Regrettably, the CSU, and CSU Fullerton, in particular have a long, ignominious history of incompetence and corruption. I've written previously how another CSU Fullerton President did the incomprehensible in passing on hosting the U.S. Presidential Library it had spent a decade and more courting... So that the campus could get the City of Fullerton and the Marriott Corporation to build a football stadium for one of the worst teams in the nation and, like other university athletic programs around the nation, not only didn't it make the campus any money but, indeed, sucked away funding from other areas of campus life (in CSUF's case, they twisted the arm of student government and employed the dubious accounting practice of kiting). Year after year after year. It's worth noting that, time and again, the California Faculty Association and the California State Student Association (umbrella group for all student government auxiliary organizations in the CSU) came together to jointly request that the CSU Trustees audit intercollegiate athletics system-wide, and, that, each time, CSU management resolutely refused to do so.

Much of the CSU's financial shenanigans take place within their auxiliary foundations, whose budgets control up to 20% of the university's funding. Athletics usually has theirs, the campus bookstore monopolies typically controlled by another... They control vast segments of student and other life on campus, dictating whether and who can hold coffee sales and other fundraisers. As a student many years ago, I and other students were threatened with legal action by our campus foundation over our plans to operate a used textbook co-op. A planned community Seder sponsored by a student organization and free to the public was told what it could and couldn't offer to the public (matzo ball soup was okay, any other chicken and they would shut down the club's campus celebration).
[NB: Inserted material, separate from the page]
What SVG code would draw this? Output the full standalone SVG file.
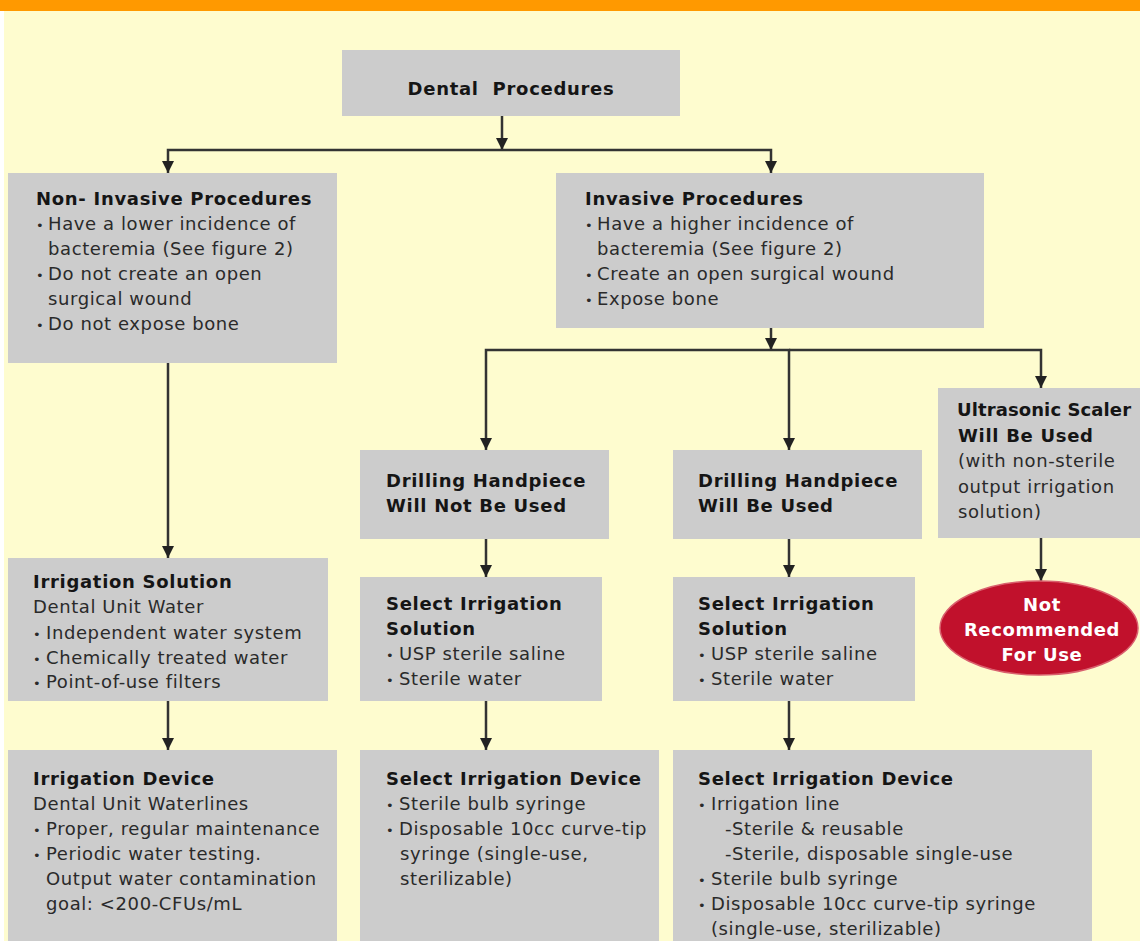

These groups see absolutely nothing wrong with giving jobs to their friends and below-market loans to people who make so much that they surely should qualify for a real legit loan on their own merits, while they threaten hapless student organizations who are using the university a a social learning lab to learn something about public service.

As a CSU student, for a good decade or more, I was also heavily involved in student government. CSU student government entities are in fact CSU auxiliary foundations but, unlike the ones noted above, are specifically subject to transparency in operations and documents as state agencies. Still, what I saw during that period, how student governments and their multi-million dollar budgets were abused and misused, was enough to give me some insights into why state auxiliaries with even less public oversight go even more awry. I saw signed legal contracts for services be unconscionably delayed or go unpaid altogether simply to punish students who made complaints about CSU management. I watched as supposedly credible accounting firms signed-off on quite possibly illegal accounting practices to favor intercollegiate athletics and its ever-present financial black hole. I received credible evidence indicating that the state employee manager of student government funds might well be operating a tax preparation business on the side, on state property, during his working hours, and possibly giving himself loans of student funds. When a student group took these concerns to the university president, said university president saw to it that the concerns were never investigated. When those same students requested the assistance of whatever bozo was then attorney general, said attorney general declined to investigate, stating that, in essence, the CSU was free to police itself. I think we can see what a good idea that has turned out to be.

These quasi-public/quasi-private (depending upon which suits them at the moment) organizations possess too much power and control too much of our public institutions' budgets to be able to have the convenience of picking and choosing which information is good for public consumption: it is all necessary for public consumption! And complete transparency regarding these organizations' finances and operating procedures is necessary to restore the CSU to sanity and its former glory.